Chuka Umunna: Our failure on the economy was that we didn’t restructure and rebalance it

Chuka Umunna

Simply saying that Labour spent too much before the financial crash in 2008 is not enough to to truly learn the lessons about what went wrong with the economy, according to Chuka Umunna. In an article for the Independent on Sunday, the Shadow Business Secretary says that the issue of running a deficit in 2007 “deals with only half the story”.

The piece, which maps out several successes and failures of Labour’s management of the economy, is likely to be seen as a marker that Umunna covets the job of Shadow Chancellor.

He points out that the deficit before the crash was “small and unremarkable”, and was only made large by the crash – which was “triggered by grossly irresponsible behaviour in the banking sector”, not by Labour.

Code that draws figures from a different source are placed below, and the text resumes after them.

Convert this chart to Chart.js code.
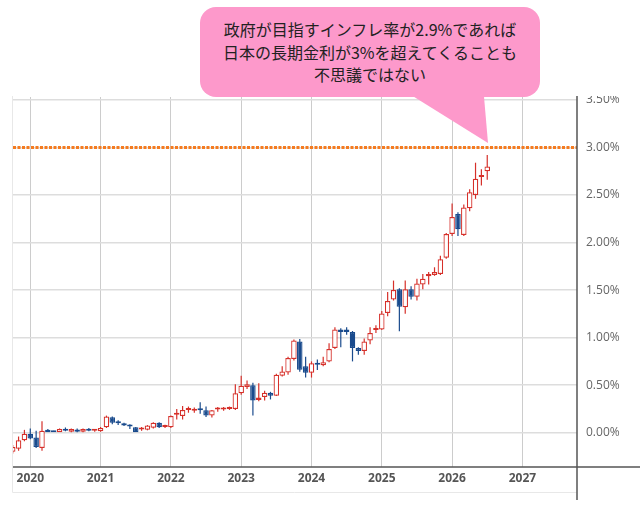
<!DOCTYPE html>
<html lang="ja">
<head>
<meta charset="utf-8">
<title>日本の長期金利</title>
<script src="https://cdn.jsdelivr.net/npm/chart.js@4.4.1/dist/chart.umd.min.js"></script>
<style>
  html, body { margin: 0; padding: 0; background: #fff; }
  #wrap { position: relative; width: 640px; height: 505px; overflow: hidden; }
  #chartBox { position: absolute; left: 0; top: 96px; width: 640px; height: 409px; }
  #tail {
    position: absolute; left: 0; top: 0; width: 640px; height: 505px;
    background: #fd99cb; pointer-events: none;
    clip-path: polygon(395px 85px, 483px 85px, 488px 143px);
  }
  #bubble {
    position: absolute; left: 200px; top: 7px; width: 340px; height: 90px;
    background: #fd99cb; border-radius: 16px;
    display: flex; align-items: center; justify-content: center; text-align: center;
    font-family: "Noto Sans CJK JP", sans-serif; font-size: 16px; line-height: 22.5px; color: #222;
  }
</style>
</head>
<body>
<div id="wrap">
  <div id="chartBox"><canvas id="yieldChart"></canvas></div>
  <div id="tail"></div>
  <div id="bubble"><div>政府が目指すインフレ率が2.9%であれば<br>日本の長期金利が3%を超えてくることも<br>不思議ではない</div></div>
</div>
<script>
// monthly candles (%)
const months = [
  '2019-10','2019-11','2019-12',
  '2020-01','2020-02','2020-03','2020-04','2020-05','2020-06','2020-07','2020-08','2020-09','2020-10','2020-11','2020-12',
  '2021-01','2021-02','2021-03','2021-04','2021-05','2021-06','2021-07','2021-08','2021-09','2021-10','2021-11','2021-12',
  '2022-01','2022-02','2022-03','2022-04','2022-05','2022-06','2022-07','2022-08','2022-09','2022-10','2022-11','2022-12',
  '2023-01','2023-02','2023-03','2023-04','2023-05','2023-06','2023-07','2023-08','2023-09','2023-10','2023-11','2023-12',
  '2024-01','2024-02','2024-03','2024-04','2024-05','2024-06','2024-07','2024-08','2024-09','2024-10','2024-11','2024-12',
  '2025-01','2025-02','2025-03','2025-04','2025-05','2025-06','2025-07','2025-08','2025-09','2025-10','2025-11','2025-12',
  '2026-01','2026-02','2026-03','2026-04','2026-05','2026-06','2026-07'
];
const openVals = [
  -0.20, -0.17, -0.08,
  -0.01, -0.05, -0.16, 0.03, 0.015, 0.005, 0.04, 0.01, 0.035, 0.01, 0.04, 0.02,
  0.015, 0.057, 0.163, 0.106, 0.10, 0.07, 0.057, 0.035, 0.03, 0.053, 0.106, 0.06,
  0.057, 0.19, 0.176, 0.24, 0.23, 0.245, 0.235, 0.18, 0.245, 0.245, 0.25, 0.25,
  0.415, 0.48, 0.50, 0.345, 0.375, 0.42, 0.39, 0.60, 0.634, 0.776, 0.96, 0.70,
  0.63, 0.735, 0.71, 0.75, 0.89, 1.085, 1.085, 1.06, 0.89, 0.86, 0.97, 1.08,
  1.085, 1.26, 1.40, 1.51, 1.32, 1.51, 1.43, 1.56, 1.645, 1.66, 1.67, 1.84,
  2.09, 2.30, 2.08, 2.36, 2.50, 2.69, 2.75
];
const highVals = [
  -0.13, -0.04, 0.03,
  0.045, 0.02, 0.12, 0.04, 0.02, 0.045, 0.055, 0.045, 0.045, 0.045, 0.05, 0.03,
  0.06, 0.18, 0.17, 0.13, 0.105, 0.09, 0.06, 0.06, 0.08, 0.11, 0.11, 0.085,
  0.18, 0.25, 0.28, 0.275, 0.265, 0.32, 0.275, 0.24, 0.27, 0.27, 0.275, 0.51,
  0.60, 0.55, 0.525, 0.52, 0.44, 0.43, 0.62, 0.70, 0.80, 0.98, 0.985, 0.80,
  0.75, 0.77, 0.80, 0.94, 1.11, 1.10, 1.11, 1.07, 0.90, 0.99, 1.11, 1.13,
  1.28, 1.48, 1.60, 1.52, 1.60, 1.54, 1.62, 1.67, 1.69, 1.74, 1.86, 2.10,
  2.41, 2.32, 2.40, 2.56, 2.84, 2.77, 2.92
];
const lowVals = [
  -0.22, -0.19, -0.09,
  -0.07, -0.16, -0.19, 0.0, 0.0, 0.0, 0.015, 0.005, 0.005, 0.005, 0.015, 0.01,
  0.01, 0.05, 0.09, 0.08, 0.07, 0.04, 0.0, 0.02, 0.025, 0.045, 0.05, 0.05,
  0.05, 0.14, 0.14, 0.21, 0.21, 0.20, 0.165, 0.16, 0.22, 0.23, 0.24, 0.24,
  0.40, 0.46, 0.18, 0.33, 0.34, 0.35, 0.385, 0.59, 0.61, 0.76, 0.64, 0.58,
  0.58, 0.66, 0.70, 0.74, 0.88, 0.90, 1.03, 0.75, 0.82, 0.82, 0.93, 1.05,
  1.08, 1.226, 1.39, 1.067, 1.25, 1.40, 1.39, 1.51, 1.56, 1.65, 1.66, 1.83,
  2.07, 2.07, 2.07, 2.33, 2.46, 2.60, 2.66
];
const closeVals = [
  -0.15, -0.08, -0.01,
  -0.06, -0.15, 0.02, 0.005, 0.005, 0.04, 0.02, 0.04, 0.01, 0.04, 0.02, 0.025,
  0.05, 0.17, 0.106, 0.10, 0.075, 0.065, 0.005, 0.04, 0.075, 0.106, 0.057, 0.07,
  0.176, 0.195, 0.24, 0.245, 0.25, 0.235, 0.18, 0.235, 0.25, 0.25, 0.27, 0.415,
  0.495, 0.51, 0.34, 0.37, 0.42, 0.39, 0.61, 0.645, 0.786, 0.97, 0.663, 0.63,
  0.73, 0.715, 0.74, 0.88, 1.085, 1.06, 1.06, 0.89, 0.86, 0.96, 1.05, 1.10,
  1.255, 1.385, 1.50, 1.325, 1.51, 1.43, 1.57, 1.62, 1.67, 1.69, 1.825, 2.09,
  2.27, 2.14, 2.37, 2.53, 2.67, 2.70, 2.80
];
const yearLabels = [2020, 2021, 2022, 2023, 2024, 2025, 2026, 2027];
const rateTicks = [0, 0.5, 1.0, 1.5, 2.0, 2.5, 3.0, 3.5];
const targetRate = 3.0;

const RED = '#d6302a';
const BLUE = '#1a4b8d';

function monthPos(s) {
  const [y, m] = s.split('-').map(Number);
  return (y - 2020) * 12 + (m - 1);
}
const candleX = months.map(monthPos);
const isUp = i => closeVals[i] >= openVals[i];

const overlayLines = {
  id: 'overlayLines',
  afterDraw(chart) {
    const { ctx, chartArea: a, scales: { y } } = chart;
    ctx.save();
    // target line
    const ty = y.getPixelForValue(targetRate);
    ctx.strokeStyle = '#f47b20';
    ctx.lineWidth = 3;
    ctx.setLineDash([3, 1.5]);
    ctx.beginPath();
    ctx.moveTo(a.left, ty);
    ctx.lineTo(a.right, ty);
    ctx.stroke();
    ctx.setLineDash([]);
    // light frame
    ctx.strokeStyle = '#e8e8e8';
    ctx.lineWidth = 1;
    ctx.beginPath();
    ctx.moveTo(12.5, 0);
    ctx.lineTo(12.5, 396.5);
    ctx.lineTo(a.right, 396.5);
    ctx.stroke();
    // axis lines
    ctx.strokeStyle = '#555';
    ctx.lineWidth = 1.5;
    ctx.beginPath();
    ctx.moveTo(a.left, a.bottom);
    ctx.lineTo(chart.width, a.bottom);
    ctx.moveTo(a.right, 0);
    ctx.lineTo(a.right, chart.height - 5);
    ctx.stroke();
    ctx.restore();
  }
};

function noPad(s) {
  s.paddingTop = 0;
  s.paddingBottom = 0;
  s.paddingLeft = 0;
  s.paddingRight = 0;
}

Chart.defaults.font.family = '"Open Sans", sans-serif';

const ctx = document.getElementById('yieldChart').getContext('2d');
const yieldChart = new Chart(ctx, {
  type: 'bar',
  data: {
    datasets: [{
      label: 'body',
      data: candleX.map((x, i) => ({ x: x, y: [openVals[i], closeVals[i]] })),
      grouped: false,
      barThickness: 5.5,
      borderWidth: 1.25,
      borderSkipped: false,
      minBarLength: 2,
      inflateAmount: 0,
      backgroundColor: c => isUp(c.dataIndex) ? '#ffffff' : BLUE,
      borderColor: c => isUp(c.dataIndex) ? RED : BLUE,
      order: 1
    }, {
      label: 'wick',
      data: candleX.map((x, i) => ({ x: x, y: [lowVals[i], highVals[i]] })),
      grouped: false,
      barThickness: 1.2,
      borderWidth: 0,
      inflateAmount: 0,
      backgroundColor: c => isUp(c.dataIndex) ? RED : BLUE,
      order: 2
    }]
  },
  options: {
    responsive: true,
    maintainAspectRatio: false,
    animation: false,
    layout: { padding: { left: 13, top: 1, right: 0, bottom: 0 } },
    plugins: { legend: { display: false }, tooltip: { enabled: false } },
    scales: {
      x: {
        type: 'linear',
        offset: false,
        min: -2.95,
        max: 93.32,
        afterBuildTicks: s => { s.ticks = yearLabels.map(yr => ({ value: (yr - 2020) * 12 })); },
        afterFit: s => { s.height = 38; noPad(s); },
        grid: { color: '#cccccc', lineWidth: 1, drawTicks: false, offset: false },
        border: { display: false },
        ticks: {
          autoSkip: false,
          maxRotation: 0,
          padding: 4,
          color: '#555',
          font: { size: 12, weight: 'bold' },
          callback: (v, i) => String(yearLabels[i])
        }
      },
      y: {
        type: 'linear',
        position: 'right',
        min: -0.3607,
        max: 3.531,
        afterBuildTicks: s => { s.ticks = rateTicks.map(v => ({ value: v })); },
        afterFit: s => { s.width = 63; noPad(s); },
        grid: { color: '#dddddd', lineWidth: 1.5, drawTicks: false },
        border: { display: false },
        ticks: {
          padding: 9,
          color: '#666',
          font: { size: 12 },
          callback: v => v.toFixed(2) + '%'
        }
      }
    }
  },
  plugins: [overlayLines]
});
</script>
</body>
</html>
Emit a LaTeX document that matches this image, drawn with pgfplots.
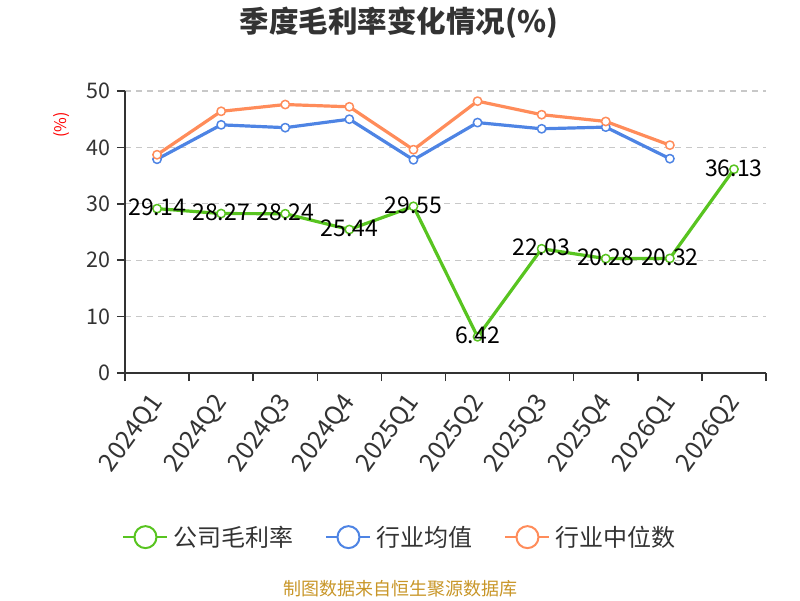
\documentclass[border=0pt]{standalone}
\usepackage{pgfplots}
\pgfplotsset{compat=1.18}
\usepackage{fontspec}
\setmainfont{Noto Sans CJK SC}
\definecolor{cgreen}{RGB}{88,196,32}
\definecolor{cblue}{RGB}{78,132,228}
\definecolor{corange}{RGB}{255,140,90}
\definecolor{axcol}{RGB}{51,51,51}
\definecolor{gridcol}{RGB}{200,200,200}
\definecolor{srccol}{RGB}{200,150,40}
\pgfplotstableread{
x y lab
0.5 29.14 29.14
1.5 28.27 28.27
2.5 28.24 28.24
3.5 25.44 25.44
4.5 29.55 29.55
5.5 6.42 6.42
6.5 22.03 22.03
7.5 20.28 20.28
8.5 20.32 20.32
9.5 36.13 36.13
}\gross
\pgfplotstableread{
x y
0.5 37.9
1.5 44.0
2.5 43.5
3.5 45.0
4.5 37.8
5.5 44.4
6.5 43.3
7.5 43.6
8.5 38.0
}\avg
\pgfplotstableread{
x y
0.5 38.7
1.5 46.4
2.5 47.6
3.5 47.2
4.5 39.6
5.5 48.2
6.5 45.8
7.5 44.6
8.5 40.4
}\med
\begin{document}
\begin{tikzpicture}
\path[use as bounding box] (0pt,0pt) rectangle (800pt,600pt);
\node[font=\fontsize{29.5}{33}\selectfont\bfseries, text=axcol] at (399pt,577pt) {季度毛利率变化情况(\%)};
\node[font=\fontsize{16}{18}\selectfont, text=red, rotate=90] at (62pt,475pt) {(\%)};
\node[font=\fontsize{18}{20}\selectfont, text=srccol] at (400pt,11pt) {制图数据来自恒生聚源数据库};
\begin{axis}[
  at={(125pt,227pt)}, anchor=south west, width=641pt, height=282pt, scale only axis,
  xmin=0, xmax=10, ymin=0, ymax=50, clip=false,
  axis x line*=bottom, axis y line*=left,
  axis line style={draw=axcol, line width=1.5pt},
  ytick={0,10,...,50},
  xtick={0,1,...,10}, xticklabels={},
  extra x ticks={0.5,1.5,2.5,3.5,4.5,5.5,6.5,7.5,8.5,9.5},
  extra x tick labels={2024Q1,2024Q2,2024Q3,2024Q4,2025Q1,2025Q2,2025Q3,2025Q4,2026Q1,2026Q2},
  extra x tick style={major tick length=0pt, grid=none},
  tick align=outside, major tick length=8pt,
  tick style={draw=axcol, line width=1.5pt},
  ymajorgrids, grid style={draw=gridcol, line width=1.2pt, dash pattern=on 6pt off 5pt},
  /pgf/number format/assume math mode=true,
  yticklabel style={font=\fontsize{21.5}{24}\selectfont, text=axcol, xshift=-3pt},
  xticklabel style={font=\fontsize{25}{28}\selectfont, text=axcol, yshift=-22pt, xshift=3pt, rotate=54, anchor=east},
  legend style={at={(0.429,-0.582)}, anchor=center, draw=none, fill=none,
    font=\fontsize{24}{27}\selectfont, text=axcol,
    /tikz/every even column/.append style={column sep=30pt},
    /tikz/every odd column/.append style={column sep=3pt}},
  legend columns=3,
  legend image code/.code={
    \draw[#1, line width=2pt] (0pt,0pt) -- (44pt,0pt);
    \draw[#1, line width=2pt, fill=white] (22pt,0pt) circle (11pt);
  },
  every axis plot/.append style={line width=3.2pt, line join=round, mark=*, mark size=4.2pt},
]
\addplot[cgreen, mark options={fill=white, draw=cgreen, line width=1.5pt},
  nodes near coords, point meta=explicit symbolic,
  every node near coord/.append style={anchor=center, text=black, yshift=1pt, font=\fontsize{23}{26}\selectfont}]
  table[x=x, y=y, meta=lab] {\gross};
\addlegendentry{公司毛利率}
\addplot[cblue, mark options={fill=white, draw=cblue, line width=1.5pt}] table[x=x, y=y] {\avg};
\addlegendentry{行业均值}
\addplot[corange, mark options={fill=white, draw=corange, line width=1.5pt}] table[x=x, y=y] {\med};
\addlegendentry{行业中位数}
\end{axis}
\end{tikzpicture}
\end{document}
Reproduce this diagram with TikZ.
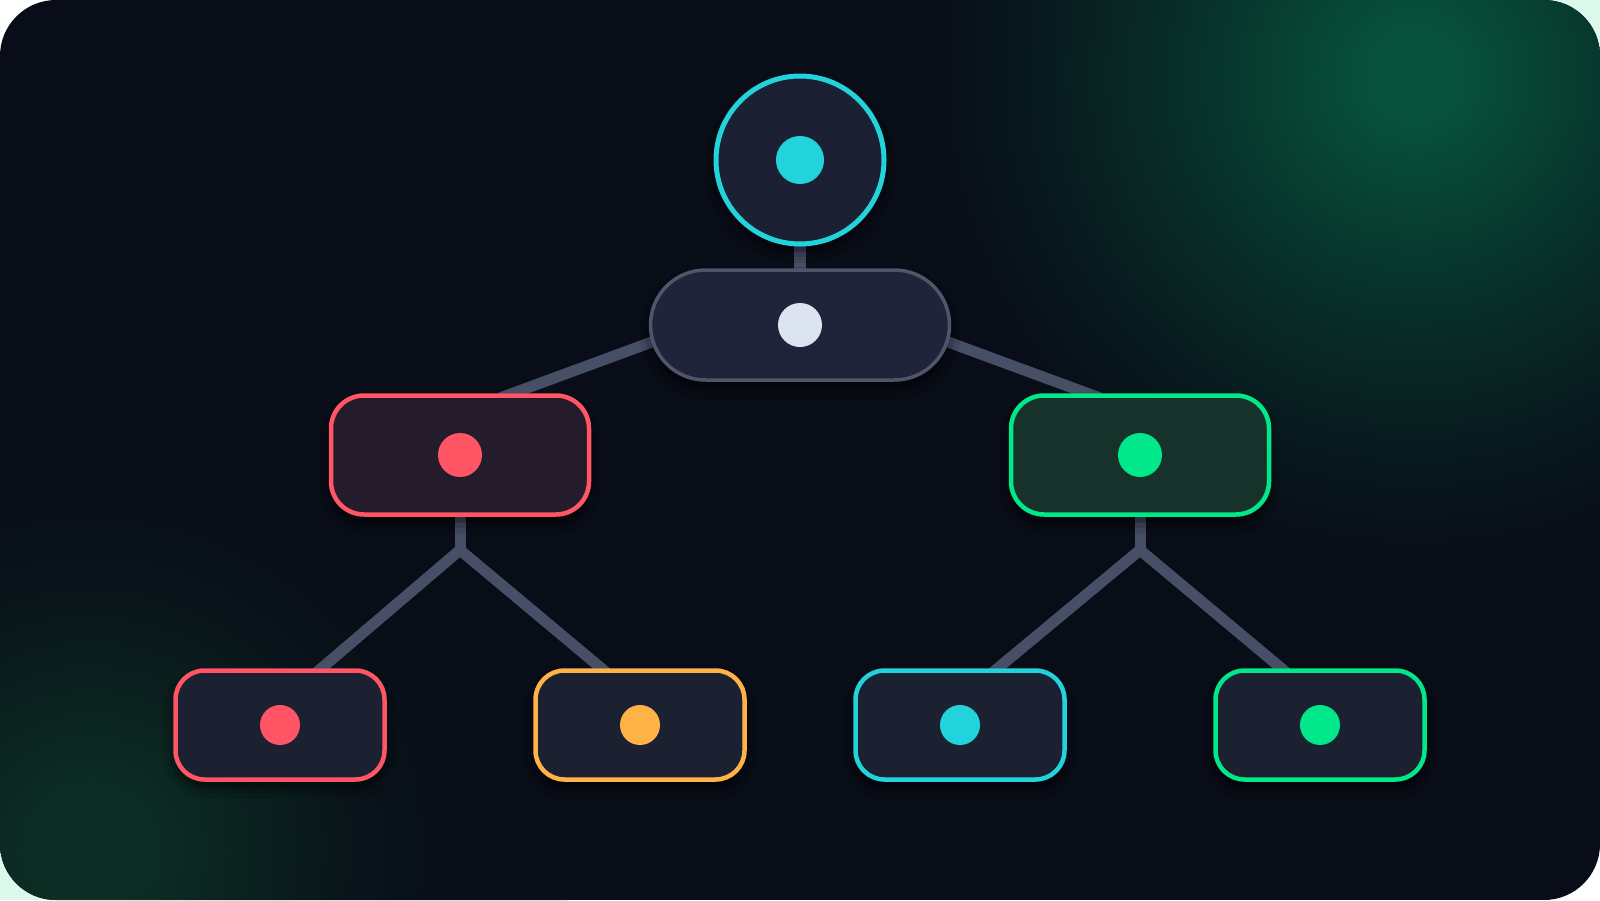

However, he says that after 15 years of economic growth it was still a mistake to be running even a small deficit at the time. Echoing the thoughts of Liz Kendall, whom Umunna is supporting for the leadership, earlier this week, he asks:

“If a government can’t run a surplus in the 15th year of an economic expansion, when can it run one?”

The Streatham MP argues that the cause of the recession “wasn’t government spending, as George Osborne absurdly insists on arguing”, and points out that the Tories had a policy to match Labour’s spending before the global crash. The problems with the economy, he says, run deeper than that:

“The fatal mistake was failing to deal with an economy with too few savings, too concentrated in too few sectors and regions of the UK, and too based around cheap credit. This left our economy awfully exposed.

So, if there is any outstanding mea culpa Labour needs to make, it is in relation to our failure to restructure and rebalance the economy.”

In what will be seen as a rebuke to those who have suggested Labour needs to get back in touch with its core values, Umunna says that the challenge for the party is not rediscovering its purpose, but finding ways to turn those values into practical policy solutions. He says:

“Some have said that the Labour Party does not know what it is for. I could not disagree more. We know what our values are. It is coming up with the policy solutions that will make them real in a completely different world which we have struggled with. The urgent task ahead: to find progressive answers to the world as it is now and as it will be, not revert to tired, old policies from a bygone era.”